Ibnu Umar Tak Tahu

5 mins read

Kita kerap berlomba-lomba untuk menjadi yang pertama tahu, menjadi yang terluas ilmunya, dan menjadi yang tertinggi pencapaiannya. Namun, siapakah yang memahami dengan kesungguhannya bahwa ujung dari segala yang kita ketahui adalah ketidaktahuan itu sendiri? Lantas, mengapa kita berlomba-lomba pula untuk dapat dikenal sebagai penjawab semua soal, kunci dari segala jawaban, atau pemenang dari aneka perdebatan?

Siapa yang tak mengenal Abdullah bin Umar radhiyallahu ánhuma (ra), putra khalifah Umar bin Khattab radhiyallahu ánhu (ra.) yang telah duduk dan menguntit Rasulullah Shallallahu álayhi wasallam (Saw.) sejak usianya 13 tahun? Ia menyerap segala apa yang ia lihat dari Rasulullah Saw., meniru gerak-gerik Sang Nabi, bahkan untanya sekalipun. Jika unta tunggangan Rasulullah Saw. berputar dua kali dan menderum di satu tempat menjelang Mekkah, Ibnu Umar ra. pun –begitu ia dipanggil– mengajak untanya berputar dua kali, membuatnya menderum-derum, lantas turun dari untanya untuk shalat dua rakaat. Persis plek-plek seperti apa yang dilakukan Rasulullah Saw.

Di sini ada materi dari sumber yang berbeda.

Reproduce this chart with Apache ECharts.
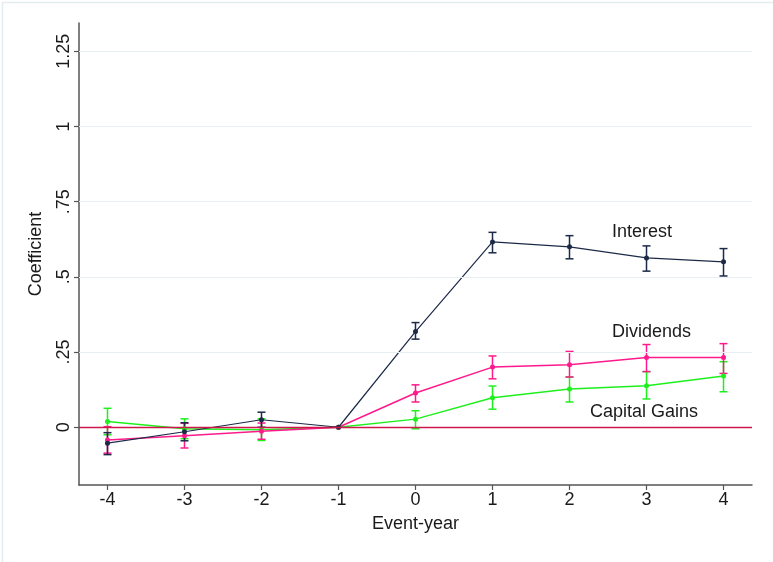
<!DOCTYPE html>
<html><head><meta charset="utf-8">
<script src="https://cdn.jsdelivr.net/npm/echarts@6/dist/echarts.min.js"></script>
<style>html,body{margin:0;padding:0;background:#fff}#c{width:773px;height:562px}</style>
</head><body><div id="c"></div>
<script>
const years = [-4, -3, -2, -1, 0, 1, 2, 3, 4];
const interest   = [-0.053, -0.015, 0.025, 0, 0.318, 0.616, 0.600, 0.563, 0.550];
const interestLo = [-0.091, -0.045, 0.000, 0, 0.293, 0.580, 0.560, 0.519, 0.503];
const interestHi = [-0.018,  0.015, 0.050, 0, 0.348, 0.648, 0.637, 0.603, 0.594];
const dividends   = [-0.042, -0.028, -0.013, 0, 0.114, 0.200, 0.208, 0.232, 0.232];
const dividendsLo = [-0.086, -0.069, -0.040, 0, 0.084, 0.161, 0.167, 0.185, 0.179];
const dividendsHi = [ 0.002,  0.013,  0.014, 0, 0.141, 0.237, 0.252, 0.275, 0.278];
const gains   = [ 0.019, -0.005, -0.008, 0, 0.027, 0.098, 0.127, 0.138, 0.170];
const gainsLo = [-0.025, -0.038, -0.044, 0, -0.005, 0.060, 0.084, 0.094, 0.118];
const gainsHi = [ 0.063,  0.028,  0.028, 0, 0.055, 0.137, 0.167, 0.185, 0.218];
const yTickValues = [0, 0.25, 0.5, 0.75, 1, 1.25];
const yTickLabels = ['0', '.25', '.5', '.75', '1', '1.25'];
const xTickValues = [-4, -3, -2, -1, 0, 1, 2, 3, 4];
const seriesNames = ['Interest', 'Dividends', 'Capital Gains'];

const FONT = 'Liberation Sans, Arial, sans-serif';
const colors = ['#1c2a48', '#ff1a8c', '#1ef01e'];
const vals = [interest, dividends, gains];
const los = [interestLo, dividendsLo, gainsLo];
const his = [interestHi, dividendsHi, gainsHi];

function errRender(color) {
  return function (params, api) {
    const x = api.value(0);
    const lo = api.coord([x, api.value(1)]);
    const hi = api.coord([x, api.value(2)]);
    const w = 4;
    const st = { stroke: color, lineWidth: 1.5 };
    return { type: 'group', children: [
      { type: 'line', shape: { x1: lo[0], y1: lo[1], x2: hi[0], y2: hi[1] }, style: st },
      { type: 'line', shape: { x1: lo[0] - w, y1: lo[1], x2: lo[0] + w, y2: lo[1] }, style: st },
      { type: 'line', shape: { x1: hi[0] - w, y1: hi[1], x2: hi[0] + w, y2: hi[1] }, style: st }
    ]};
  };
}

const series = [];
// grid lines + zero line
series.push({
  type: 'line', data: [], silent: true, z: 1,
  markLine: {
    silent: true, symbol: 'none', label: { show: false },
    lineStyle: { color: '#e6eff1', width: 1, type: 'solid' },
    data: yTickValues.map(v => v === 0
      ? { yAxis: v, lineStyle: { color: '#d0174c', width: 1.3, type: 'solid' } }
      : { yAxis: v })
  }
});
[2, 1, 0].forEach(i => {
  series.push({
    type: 'custom', name: seriesNames[i] + ' CI', z: 3,
    renderItem: errRender(colors[i]),
    data: years.map((y, k) => [y, los[i][k], his[i][k]])
  });
  series.push({
    type: 'line', name: seriesNames[i], z: 4,
    data: years.map((y, k) => [y, vals[i][k]]),
    symbol: 'circle', symbolSize: 5, showSymbol: true,
    itemStyle: { color: colors[i] },
    lineStyle: { color: colors[i], width: i === 0 ? 1.2 : 1.5 },
    emphasis: { disabled: true }
  });
});

const chart = echarts.init(document.getElementById('c'), null, { renderer: 'canvas' });
chart.setOption({
  animation: false,
  backgroundColor: '#ffffff',
  grid: { left: 79, right: 21, top: 23, bottom: 77 },
  xAxis: {
    type: 'value', min: -4.37, max: 4.37,
    name: 'Event-year', nameLocation: 'middle', nameGap: 30,
    nameTextStyle: { fontFamily: FONT, fontSize: 18, color: '#1a1a1a' },
    axisLine: { show: true, onZero: false, lineStyle: { color: '#555', width: 1.5 } },
    axisTick: { show: true, customValues: xTickValues, length: 5, lineStyle: { color: '#555', width: 1.2 } },
    axisLabel: { customValues: xTickValues, fontFamily: FONT, fontSize: 18, color: '#1a1a1a', margin: 6 },
    splitLine: { show: false }
  },
  yAxis: {
    type: 'value', min: -0.192, max: 1.344,
    name: 'Coefficient', nameLocation: 'middle', nameGap: 34, nameRotate: 90,
    nameTextStyle: { fontFamily: FONT, fontSize: 18, color: '#1a1a1a' },
    axisLine: { show: true, onZero: false, lineStyle: { color: '#555', width: 1.5 } },
    axisTick: { show: true, customValues: yTickValues, length: 5, lineStyle: { color: '#555', width: 1.2 } },
    axisLabel: {
      customValues: yTickValues, rotate: 90, fontFamily: FONT, fontSize: 18, color: '#1a1a1a', margin: 6,
      formatter: v => { const i = yTickValues.findIndex(t => Math.abs(t - v) < 1e-9); return i >= 0 ? yTickLabels[i] : ''; }
    },
    splitLine: { show: false }
  },
  graphic: [
    { type: 'rect', left: 0, top: 0, shape: { width: 772, height: 561 }, style: { fill: 'none', stroke: '#e3ecee', lineWidth: 1.5 }, silent: true },
    { type: 'text', left: 612, top: 223, style: { text: seriesNames[0], font: '18px ' + FONT, fill: '#1a1a1a' } },
    { type: 'text', left: 612, top: 323, style: { text: seriesNames[1], font: '18px ' + FONT, fill: '#1a1a1a' } },
    { type: 'text', left: 590, top: 403, style: { text: seriesNames[2], font: '18px ' + FONT, fill: '#1a1a1a' } }
  ],
  series: series
});
</script></body></html>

Bagi Ibnu Umar ra., ia adalah fans sejati Rasulullah Saw. Imitator ulung yang hafal bagaimana Rasul Saw. mengambil cawan untuk minum, ke arah mana Rasul Saw. berbaring, dan dengan apa Rasul Saw. ber-istinja. Aisyah radhiyallahu ‘anha, istri Rasul Saw., ikut memujinya, “Tak ada seorang pun yang mengikuti jejak langkah Rasulullah di tempat singgah beliau seperti apa yang dilakukan oleh Ibnu Umar.” Allah memberinya umur yang panjang sehingga memungkinkan kaum muslimin belajar dari orang ‘yang menghirup dari sumber pertama’.

Ilmunya luas, hafalannya kuat. Namun, itu tak membuatnya ringan hati menyampaikan hadits. Ia amat berhati-hati. Tak akan disampaikannya satu hadits bila ia tak mengingat seluruh kata-kata Rasulullah Saw. Ia jauh dari ceroboh –perilaku yang belakangan kita timbun seperti perangai. Kita begitu mudah menyampaikan sesuatu yang tak kita tahu substansi kebenarannya, tak yakin sanad informasinya, dan tak mengerti substansi dan konteksnya. Kita sering merasa gagah untuk menjawab segala pertanyaan, memformulasikan fatwa, dan bersilat lidah dengan pengetahuan yang masih setetes.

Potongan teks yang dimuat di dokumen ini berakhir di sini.